* _Work to be completed_:
Transcribe everything in the data word for word. Pictures are left out.

* _Data shown_:
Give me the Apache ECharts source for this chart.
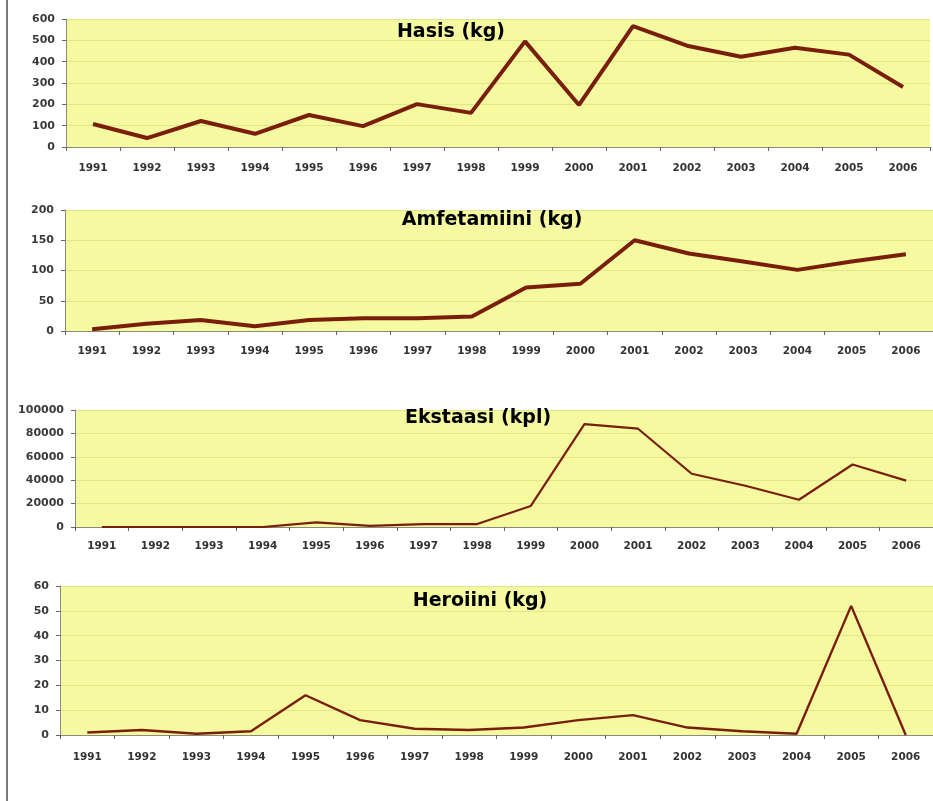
<!DOCTYPE html>
<html>
<head>
<meta charset="utf-8">
<script src="https://cdn.jsdelivr.net/npm/echarts@6/dist/echarts.min.js"></script>
<style>
  html, body { margin: 0; padding: 0; background: #fff; }
  #main { width: 933px; height: 801px; }
</style>
</head>
<body>
<div id="main"></div>
<script>
// vuodet (x-akseli)
var years = ['1991','1992','1993','1994','1995','1996','1997','1998','1999','2000','2001','2002','2003','2004','2005','2006'];

// takavarikot
var hasis = [108, 42, 122, 62, 150, 98, 201, 160, 495, 197, 567, 475, 423, 465, 433, 281];
var amfetamiini = [3, 12, 18, 8, 18, 21, 21, 24, 72, 78, 150, 128, 115, 101, 115, 127];
var ekstaasi = [0, 0, 0, 0, 4000, 1000, 2500, 2500, 18000, 88000, 84000, 45500, 35300, 23300, 53400, 39600];
var heroiini = [1, 2, 0.5, 1.5, 16, 6, 2.5, 2, 3, 6, 8, 3, 1.5, 0.5, 52, 0];

var titles = ['Hasis (kg)', 'Amfetamiini (kg)', 'Ekstaasi (kpl)', 'Heroiini (kg)'];
var yMax = [600, 200, 100000, 60];
var yStep = [100, 50, 20000, 10];

// paneelien sijainnit
var grids = [
  {left: 66, right: 3, top: 19, height: 128},
  {left: 65, right: 0, top: 210, height: 121},
  {left: 75, right: -5, top: 410, height: 117},
  {left: 60, right: 0, top: 586, height: 149}
];
var titlePos = [[451, 32], [492, 220], [478, 418], [480, 601]];
var lineW = [4, 4, 2.2, 2.4];
var labelMargin = [16, 15, 14, 17];
var seriesData = [hasis, amfetamiini, ekstaasi, heroiini];

var chart = echarts.init(document.getElementById('main'));

var xAxes = [], yAxes = [], series = [], graphics = [];
for (var i = 0; i < 4; i++) {
  grids[i].show = true;
  grids[i].backgroundColor = '#f5f99f';
  grids[i].borderWidth = 0;
  xAxes.push({
    type: 'category',
    gridIndex: i,
    data: years,
    boundaryGap: true,
    axisLine: {lineStyle: {color: '#8a8a7a', width: 1}},
    axisTick: {show: true, length: 4, inside: false, lineStyle: {color: '#666'}},
    axisLabel: {color: '#333', fontSize: 10.5, fontWeight: 'bold', fontFamily: 'DejaVu Sans', margin: labelMargin[i], interval: 0}
  });
  yAxes.push({
    type: 'value',
    gridIndex: i,
    min: 0,
    max: yMax[i],
    interval: yStep[i],
    axisLine: {show: true, lineStyle: {color: '#8a8a7a', width: 1}},
    axisTick: {show: true, length: 4, lineStyle: {color: '#666'}},
    splitLine: {show: true, lineStyle: {color: '#e0e78a', width: 1}},
    axisLabel: {
      color: '#3a3a3a', fontSize: 11, fontWeight: 'bold', fontFamily: 'DejaVu Sans', margin: 11,
      formatter: function (v) { return String(v); }
    }
  });
  series.push({
    type: 'line',
    xAxisIndex: i,
    yAxisIndex: i,
    data: seriesData[i],
    symbol: 'none',
    lineStyle: {color: '#7a1e0c', width: lineW[i]},
    z: 3
  });
  graphics.push({
    type: 'text',
    x: titlePos[i][0],
    y: titlePos[i][1],
    style: {
      text: titles[i],
      fill: '#000',
      font: 'bold 19px "DejaVu Sans"',
      textAlign: 'center',
      textVerticalAlign: 'middle'
    },
    z: 10
  });
}

// vasen reunaviiva
graphics.push({
  type: 'rect',
  shape: {x: 6, y: 0, width: 2, height: 801},
  style: {fill: '#7a7a7a'}
});

chart.setOption({
  animation: false,
  grid: grids,
  xAxis: xAxes,
  yAxis: yAxes,
  series: series,
  graphic: graphics
});
</script>
</body>
</html>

* _Problem solution_:
Give me the Apache ECharts source for this chart.
<!DOCTYPE html>
<html>
<head>
<meta charset="utf-8">
<script src="https://cdn.jsdelivr.net/npm/echarts@6/dist/echarts.min.js"></script>
<style>
  html, body { margin: 0; padding: 0; background: #fff; }
  #main { width: 933px; height: 801px; }
</style>
</head>
<body>
<div id="main"></div>
<script>
// vuodet (x-akseli)
var years = ['1991','1992','1993','1994','1995','1996','1997','1998','1999','2000','2001','2002','2003','2004','2005','2006'];

// takavarikot
var hasis = [108, 42, 122, 62, 150, 98, 201, 160, 495, 197, 567, 475, 423, 465, 433, 281];
var amfetamiini = [3, 12, 18, 8, 18, 21, 21, 24, 72, 78, 150, 128, 115, 101, 115, 127];
var ekstaasi = [0, 0, 0, 0, 4000, 1000, 2500, 2500, 18000, 88000, 84000, 45500, 35300, 23300, 53400, 39600];
var heroiini = [1, 2, 0.5, 1.5, 16, 6, 2.5, 2, 3, 6, 8, 3, 1.5, 0.5, 52, 0];

var titles = ['Hasis (kg)', 'Amfetamiini (kg)', 'Ekstaasi (kpl)', 'Heroiini (kg)'];
var yMax = [600, 200, 100000, 60];
var yStep = [100, 50, 20000, 10];

// paneelien sijainnit
var grids = [
  {left: 66, right: 3, top: 19, height: 128},
  {left: 65, right: 0, top: 210, height: 121},
  {left: 75, right: -5, top: 410, height: 117},
  {left: 60, right: 0, top: 586, height: 149}
];
var titlePos = [[451, 32], [492, 220], [478, 418], [480, 601]];
var lineW = [4, 4, 2.2, 2.4];
var labelMargin = [16, 15, 14, 17];
var seriesData = [hasis, amfetamiini, ekstaasi, heroiini];

var chart = echarts.init(document.getElementById('main'));

var xAxes = [], yAxes = [], series = [], graphics = [];
for (var i = 0; i < 4; i++) {
  grids[i].show = true;
  grids[i].backgroundColor = '#f5f99f';
  grids[i].borderWidth = 0;
  xAxes.push({
    type: 'category',
    gridIndex: i,
    data: years,
    boundaryGap: true,
    axisLine: {lineStyle: {color: '#8a8a7a', width: 1}},
    axisTick: {show: true, length: 4, inside: false, lineStyle: {color: '#666'}},
    axisLabel: {color: '#333', fontSize: 10.5, fontWeight: 'bold', fontFamily: 'DejaVu Sans', margin: labelMargin[i], interval: 0}
  });
  yAxes.push({
    type: 'value',
    gridIndex: i,
    min: 0,
    max: yMax[i],
    interval: yStep[i],
    axisLine: {show: true, lineStyle: {color: '#8a8a7a', width: 1}},
    axisTick: {show: true, length: 4, lineStyle: {color: '#666'}},
    splitLine: {show: true, lineStyle: {color: '#e0e78a', width: 1}},
    axisLabel: {
      color: '#3a3a3a', fontSize: 11, fontWeight: 'bold', fontFamily: 'DejaVu Sans', margin: 11,
      formatter: function (v) { return String(v); }
    }
  });
  series.push({
    type: 'line',
    xAxisIndex: i,
    yAxisIndex: i,
    data: seriesData[i],
    symbol: 'none',
    lineStyle: {color: '#7a1e0c', width: lineW[i]},
    z: 3
  });
  graphics.push({
    type: 'text',
    x: titlePos[i][0],
    y: titlePos[i][1],
    style: {
      text: titles[i],
      fill: '#000',
      font: 'bold 19px "DejaVu Sans"',
      textAlign: 'center',
      textVerticalAlign: 'middle'
    },
    z: 10
  });
}

// vasen reunaviiva
graphics.push({
  type: 'rect',
  shape: {x: 6, y: 0, width: 2, height: 801},
  style: {fill: '#7a7a7a'}
});

chart.setOption({
  animation: false,
  grid: grids,
  xAxis: xAxes,
  yAxis: yAxes,
  series: series,
  graphic: graphics
});
</script>
</body>
</html>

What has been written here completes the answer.